» **To be done**: Every line of the data that contains the string "matplotlib" must be copied.

» **Data excerpt**:
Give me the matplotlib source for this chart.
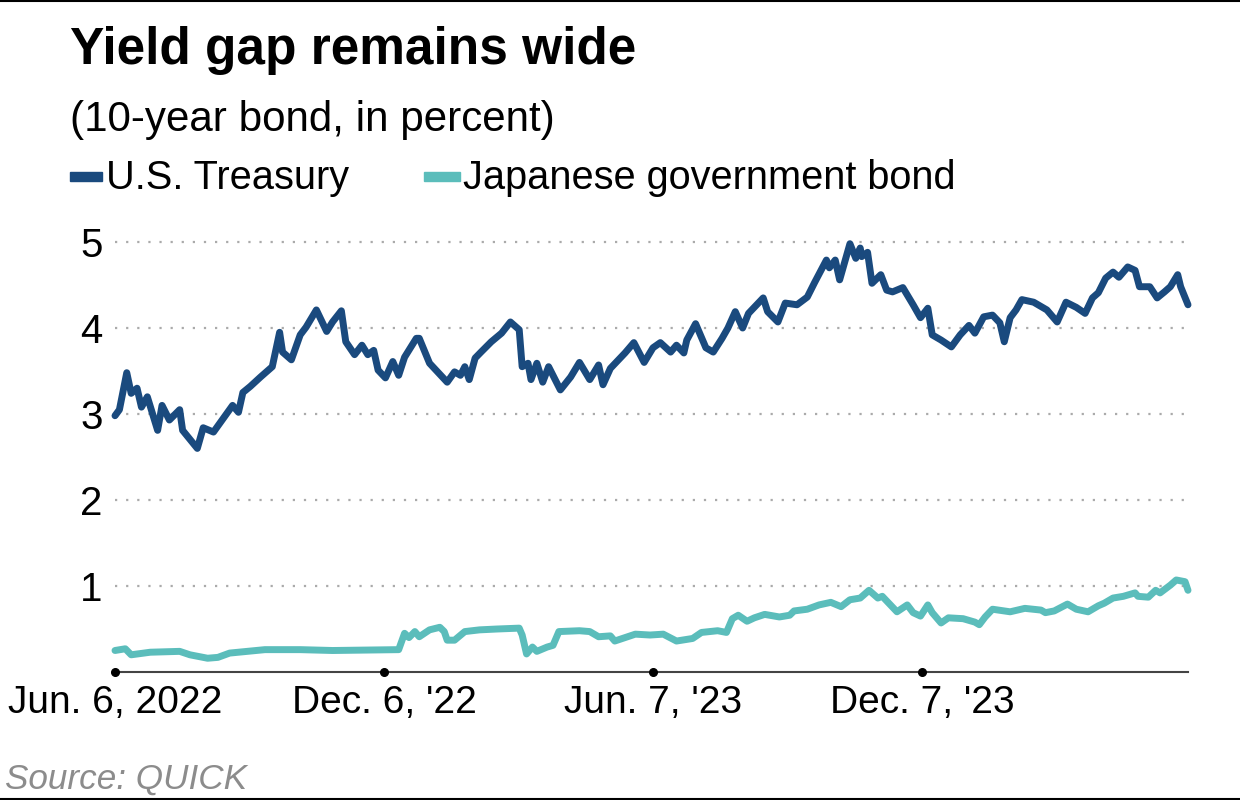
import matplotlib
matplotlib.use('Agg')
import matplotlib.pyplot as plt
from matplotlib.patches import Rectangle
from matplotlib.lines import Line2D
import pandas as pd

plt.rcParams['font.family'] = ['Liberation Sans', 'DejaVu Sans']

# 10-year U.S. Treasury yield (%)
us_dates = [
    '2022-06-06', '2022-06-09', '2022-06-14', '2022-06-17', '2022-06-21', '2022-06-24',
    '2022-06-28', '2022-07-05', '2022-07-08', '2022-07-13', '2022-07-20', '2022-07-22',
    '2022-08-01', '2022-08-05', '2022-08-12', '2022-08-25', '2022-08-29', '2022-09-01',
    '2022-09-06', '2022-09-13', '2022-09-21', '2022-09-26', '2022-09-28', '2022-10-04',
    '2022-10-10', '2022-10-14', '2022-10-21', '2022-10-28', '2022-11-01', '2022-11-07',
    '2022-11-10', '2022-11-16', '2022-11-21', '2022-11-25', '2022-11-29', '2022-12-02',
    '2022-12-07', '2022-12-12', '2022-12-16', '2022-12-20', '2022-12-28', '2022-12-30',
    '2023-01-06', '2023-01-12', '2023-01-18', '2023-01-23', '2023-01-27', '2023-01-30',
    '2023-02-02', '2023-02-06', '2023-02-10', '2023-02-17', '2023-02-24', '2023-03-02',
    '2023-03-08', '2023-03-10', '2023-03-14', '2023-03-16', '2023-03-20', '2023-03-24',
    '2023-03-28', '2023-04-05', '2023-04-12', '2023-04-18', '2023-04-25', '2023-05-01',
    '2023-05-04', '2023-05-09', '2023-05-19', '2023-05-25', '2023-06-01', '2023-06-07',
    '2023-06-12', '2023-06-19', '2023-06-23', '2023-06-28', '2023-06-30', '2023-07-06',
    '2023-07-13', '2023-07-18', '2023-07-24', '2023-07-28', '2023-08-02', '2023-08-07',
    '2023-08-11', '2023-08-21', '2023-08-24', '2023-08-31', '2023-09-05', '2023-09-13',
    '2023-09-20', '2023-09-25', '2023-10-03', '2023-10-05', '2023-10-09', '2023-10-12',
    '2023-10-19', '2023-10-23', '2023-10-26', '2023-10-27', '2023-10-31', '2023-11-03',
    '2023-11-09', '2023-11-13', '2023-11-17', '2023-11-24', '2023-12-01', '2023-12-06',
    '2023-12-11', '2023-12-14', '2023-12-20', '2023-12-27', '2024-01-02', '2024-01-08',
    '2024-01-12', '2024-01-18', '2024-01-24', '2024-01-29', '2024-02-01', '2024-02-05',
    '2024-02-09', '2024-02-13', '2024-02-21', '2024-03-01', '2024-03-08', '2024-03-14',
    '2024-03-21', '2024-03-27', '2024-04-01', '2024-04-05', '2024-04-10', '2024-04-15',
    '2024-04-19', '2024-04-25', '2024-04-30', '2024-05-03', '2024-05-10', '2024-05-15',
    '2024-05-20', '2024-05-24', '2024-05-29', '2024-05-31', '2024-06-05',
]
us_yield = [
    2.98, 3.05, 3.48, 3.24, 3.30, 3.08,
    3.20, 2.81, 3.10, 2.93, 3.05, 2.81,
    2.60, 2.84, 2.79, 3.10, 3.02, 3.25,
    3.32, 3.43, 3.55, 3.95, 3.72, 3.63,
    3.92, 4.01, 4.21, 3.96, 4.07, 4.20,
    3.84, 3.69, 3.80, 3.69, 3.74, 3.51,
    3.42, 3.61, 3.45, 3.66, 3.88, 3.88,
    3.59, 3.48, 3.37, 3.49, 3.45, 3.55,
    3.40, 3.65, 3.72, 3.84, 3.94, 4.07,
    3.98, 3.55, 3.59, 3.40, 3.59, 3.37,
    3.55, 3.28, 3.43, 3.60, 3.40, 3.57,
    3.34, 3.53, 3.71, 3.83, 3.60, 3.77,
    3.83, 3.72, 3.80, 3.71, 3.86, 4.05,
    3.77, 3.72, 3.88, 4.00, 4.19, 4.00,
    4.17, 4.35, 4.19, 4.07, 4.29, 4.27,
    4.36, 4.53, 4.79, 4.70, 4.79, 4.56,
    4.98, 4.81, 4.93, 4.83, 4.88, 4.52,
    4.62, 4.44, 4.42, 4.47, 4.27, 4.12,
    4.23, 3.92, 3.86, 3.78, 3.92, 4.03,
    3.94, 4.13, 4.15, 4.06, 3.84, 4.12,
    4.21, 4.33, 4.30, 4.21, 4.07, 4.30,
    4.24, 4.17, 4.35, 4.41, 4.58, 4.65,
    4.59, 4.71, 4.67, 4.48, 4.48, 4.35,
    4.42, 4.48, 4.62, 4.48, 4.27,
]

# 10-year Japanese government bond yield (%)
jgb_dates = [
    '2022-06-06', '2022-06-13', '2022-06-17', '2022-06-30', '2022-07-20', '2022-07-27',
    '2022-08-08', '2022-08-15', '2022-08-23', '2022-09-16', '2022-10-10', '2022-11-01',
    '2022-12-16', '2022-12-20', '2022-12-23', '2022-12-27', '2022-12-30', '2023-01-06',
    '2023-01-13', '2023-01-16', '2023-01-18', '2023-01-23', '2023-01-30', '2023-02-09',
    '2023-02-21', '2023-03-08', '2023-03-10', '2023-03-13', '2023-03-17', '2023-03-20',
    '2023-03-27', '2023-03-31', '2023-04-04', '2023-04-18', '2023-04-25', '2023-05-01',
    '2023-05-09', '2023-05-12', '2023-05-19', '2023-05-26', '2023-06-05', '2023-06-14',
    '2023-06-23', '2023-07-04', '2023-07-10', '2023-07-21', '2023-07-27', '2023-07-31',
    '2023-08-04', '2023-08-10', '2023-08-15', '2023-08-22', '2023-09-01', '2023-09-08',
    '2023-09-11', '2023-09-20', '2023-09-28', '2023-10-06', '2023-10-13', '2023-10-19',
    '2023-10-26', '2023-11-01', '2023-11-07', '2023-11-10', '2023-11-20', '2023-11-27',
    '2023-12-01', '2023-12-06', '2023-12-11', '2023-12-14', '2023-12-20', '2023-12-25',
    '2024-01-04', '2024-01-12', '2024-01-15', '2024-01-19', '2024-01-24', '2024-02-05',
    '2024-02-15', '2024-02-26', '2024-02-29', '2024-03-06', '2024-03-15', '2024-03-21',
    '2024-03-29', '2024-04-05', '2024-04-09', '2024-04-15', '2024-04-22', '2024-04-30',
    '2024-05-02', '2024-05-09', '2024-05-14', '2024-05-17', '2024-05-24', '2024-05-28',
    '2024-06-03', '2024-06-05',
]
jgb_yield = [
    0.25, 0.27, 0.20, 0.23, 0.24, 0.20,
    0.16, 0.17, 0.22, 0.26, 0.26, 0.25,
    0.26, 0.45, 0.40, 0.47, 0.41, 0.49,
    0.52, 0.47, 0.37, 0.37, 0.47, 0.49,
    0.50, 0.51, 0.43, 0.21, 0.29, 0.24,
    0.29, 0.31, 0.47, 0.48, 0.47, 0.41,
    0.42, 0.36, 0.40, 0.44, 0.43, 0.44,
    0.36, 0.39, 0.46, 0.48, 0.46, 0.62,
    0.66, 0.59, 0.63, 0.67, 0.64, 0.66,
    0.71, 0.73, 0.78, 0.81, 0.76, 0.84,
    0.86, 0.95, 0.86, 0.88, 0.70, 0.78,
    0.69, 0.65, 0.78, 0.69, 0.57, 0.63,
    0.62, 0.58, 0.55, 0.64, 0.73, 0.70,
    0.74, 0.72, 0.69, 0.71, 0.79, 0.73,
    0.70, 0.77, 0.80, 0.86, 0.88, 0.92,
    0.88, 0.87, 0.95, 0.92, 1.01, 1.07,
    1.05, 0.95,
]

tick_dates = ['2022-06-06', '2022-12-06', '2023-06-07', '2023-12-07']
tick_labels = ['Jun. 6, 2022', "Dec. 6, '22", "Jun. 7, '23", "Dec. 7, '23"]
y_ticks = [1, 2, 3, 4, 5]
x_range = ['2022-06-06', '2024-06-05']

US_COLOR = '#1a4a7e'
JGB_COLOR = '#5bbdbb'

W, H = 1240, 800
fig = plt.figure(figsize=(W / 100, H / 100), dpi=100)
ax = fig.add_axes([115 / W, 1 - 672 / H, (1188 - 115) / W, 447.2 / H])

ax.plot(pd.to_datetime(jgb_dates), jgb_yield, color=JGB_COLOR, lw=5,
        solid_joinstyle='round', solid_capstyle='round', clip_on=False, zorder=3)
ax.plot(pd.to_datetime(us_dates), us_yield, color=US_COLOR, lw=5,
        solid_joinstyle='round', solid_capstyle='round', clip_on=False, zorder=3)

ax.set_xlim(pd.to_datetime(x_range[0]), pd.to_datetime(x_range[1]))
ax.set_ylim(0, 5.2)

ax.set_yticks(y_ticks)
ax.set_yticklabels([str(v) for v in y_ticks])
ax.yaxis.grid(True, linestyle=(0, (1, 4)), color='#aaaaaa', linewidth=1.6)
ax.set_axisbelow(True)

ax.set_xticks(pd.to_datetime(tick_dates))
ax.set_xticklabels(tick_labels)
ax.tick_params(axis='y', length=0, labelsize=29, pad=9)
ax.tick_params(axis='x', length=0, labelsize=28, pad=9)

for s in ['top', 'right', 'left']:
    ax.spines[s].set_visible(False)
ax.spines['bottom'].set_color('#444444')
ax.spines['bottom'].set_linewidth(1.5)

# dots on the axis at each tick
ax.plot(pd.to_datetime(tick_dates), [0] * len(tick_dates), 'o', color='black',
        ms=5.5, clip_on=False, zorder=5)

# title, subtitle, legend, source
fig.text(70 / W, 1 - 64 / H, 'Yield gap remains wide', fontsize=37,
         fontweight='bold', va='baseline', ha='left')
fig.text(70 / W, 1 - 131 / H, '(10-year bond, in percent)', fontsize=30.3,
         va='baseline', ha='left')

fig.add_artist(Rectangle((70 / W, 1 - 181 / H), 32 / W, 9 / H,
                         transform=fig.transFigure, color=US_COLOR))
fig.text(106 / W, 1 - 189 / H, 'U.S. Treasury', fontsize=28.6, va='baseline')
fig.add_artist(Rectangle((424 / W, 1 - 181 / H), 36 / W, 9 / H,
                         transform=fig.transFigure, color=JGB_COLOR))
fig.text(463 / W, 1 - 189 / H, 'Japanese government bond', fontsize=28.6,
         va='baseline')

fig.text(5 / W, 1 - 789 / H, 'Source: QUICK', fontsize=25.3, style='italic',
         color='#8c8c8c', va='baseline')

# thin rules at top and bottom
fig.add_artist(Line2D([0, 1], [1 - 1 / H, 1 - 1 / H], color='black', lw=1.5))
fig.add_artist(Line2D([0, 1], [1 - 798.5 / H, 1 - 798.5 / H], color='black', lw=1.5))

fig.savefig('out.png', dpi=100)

» **Exercise solution**:
Give me the matplotlib source for this chart.
import matplotlib
matplotlib.use('Agg')
import matplotlib.pyplot as plt
from matplotlib.patches import Rectangle
from matplotlib.lines import Line2D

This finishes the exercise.